Fixation of Embryonic Mouse Tissue for Cytoneme Analysis

Abstract

Developmental tissue patterning and postdevelopmental tissue homeostasis depend upon controlled delivery of cellular signals called morphogens. Morphogens act in a concentration- and time-dependent manner to specify distinct transcriptional programs that instruct and reinforce cell fate. One mechanism by which appropriate morphogen signaling thresholds are ensured is through delivery of the signaling proteins by specialized filopodia called cytonemes. Cytonemes are very thin (≤200 nm in diameter) and can grow to lengths of several hundred microns, which makes their preservation for fixed-image analysis challenging. This paper describes a refined method for delicate handling of mouse embryos for fixation, immunostaining, and thick sectioning to allow for visualization of cytonemes using standard confocal microscopy. This protocol has been successfully used to visualize cytonemes that connect distinct cellular signaling compartments during mouse neural tube development. The technique can also be adapted to detect cytonemes across tissue types to facilitate the interrogation of developmental signaling at unprecedented resolution.

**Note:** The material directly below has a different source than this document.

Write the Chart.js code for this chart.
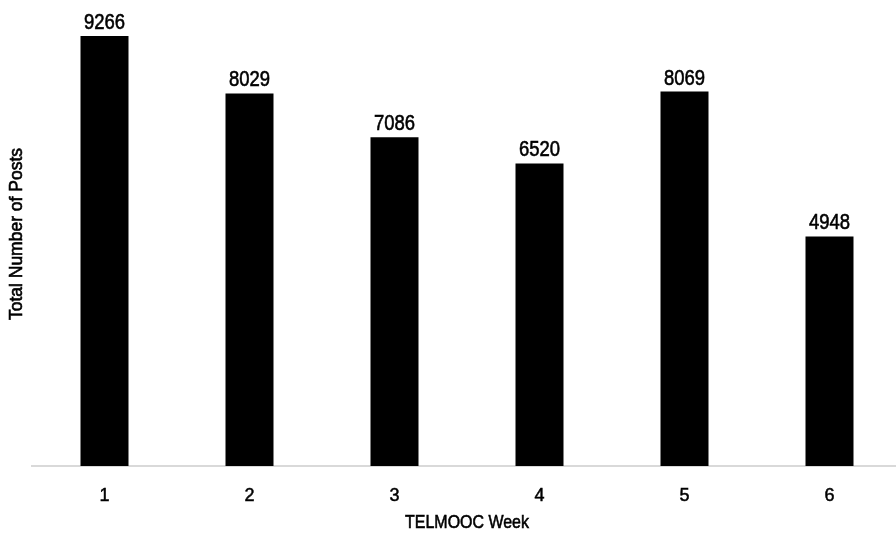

Figure 1:. Example of E9.5 Shh-Cre; Rosa26 mTmG stained, embedded, and sectioned embryo.

(A) A single embryo in a 12-well plate, embedded in 4% LMP agarose. (B) Example of a correctly oriented embryo within the agarose block cut down to size for vibratome mounting. Excess agarose block is present along the bottom. (C) Bright field image of 100 μm thick embryo section embedded in LMP agarose. (D) Immunofluorescence imaging of a section after removal of agarose. Anti-GFP-stained mGFP (green) represents Shh-expressing cells in the tissue, with other cell lineages expressing membrane Tomato (red), DAPI in blue. Neural tube (bracket) and mGFP-positive notochord (arrow) are clearly visible. Scale bars = 1 cm (A), 5 mm (B), and 100 μm (C,D). Abbreviations: LMP = low melting point; mGFP = membrane green fluorescent protein; Shh = Sonic Hedgehog; DAPI = 4’,6-diamidino-2-phenylindole.

Figure 2:. Example of cryostat-sectioned neural tube floor plate and notochord with fragmented membrane extensions.

(A) 20 μm thick E9.5 Shh-Cre; Rosa26 mTmG^– section stained for GFP (green), F-actin (red), and DAPI (blue). mGFP puncta are visible between the notochord and floorplate (arrowhead) and (B,B’) migrating between adjacent cells of the neural tube. (C,C’) F-actin staining fails to detect any clear cytonemes on mesenchymal cells surrounding the neural tube (arrow). Scale bars = 20 μm. Abbreviations: mGFP = membrane green fluorescent protein; Shh = Sonic Hedgehog; DAPI = 4’,6-diamidino-2-phenylindole.

Figure 3:. Examples of optimal and suboptimal vibratome tissue sections and staining of the neural tube floor plate, notochord, and surrounding cells.

Examples of delicately handled sections (A,C), compared to (B) a folded tissue section and (D) a poorly handled section from a Shh-Cre; Rosa26 mTmG and a Shh^GFP/+ embryo^–. Optimally handled sections allow detection of cytonemes between adjacently localized floor plate neural epithelial cells (A, arrowheads). Neural tube adjacent notochord (A, mGFP-expressing) and mesenchymal cells (A, arrow) should be visible. (C,D) F-actin- and DAPI-stained sections should have consistent spacing of mesenchymal cells and F-actin-based cytonemes (arrows) surrounding the neural tube and notochord (C). Any minor folding or disruption of the sections can cause gaps and broken F-actin fragments (D, arrowheads). Scale bars = 10 μm. Abbreviations: mGFP = membrane green fluorescent protein; Shh = Sonic Hedgehog; DAPI = 4’,6-diamidino-2-phenylindole.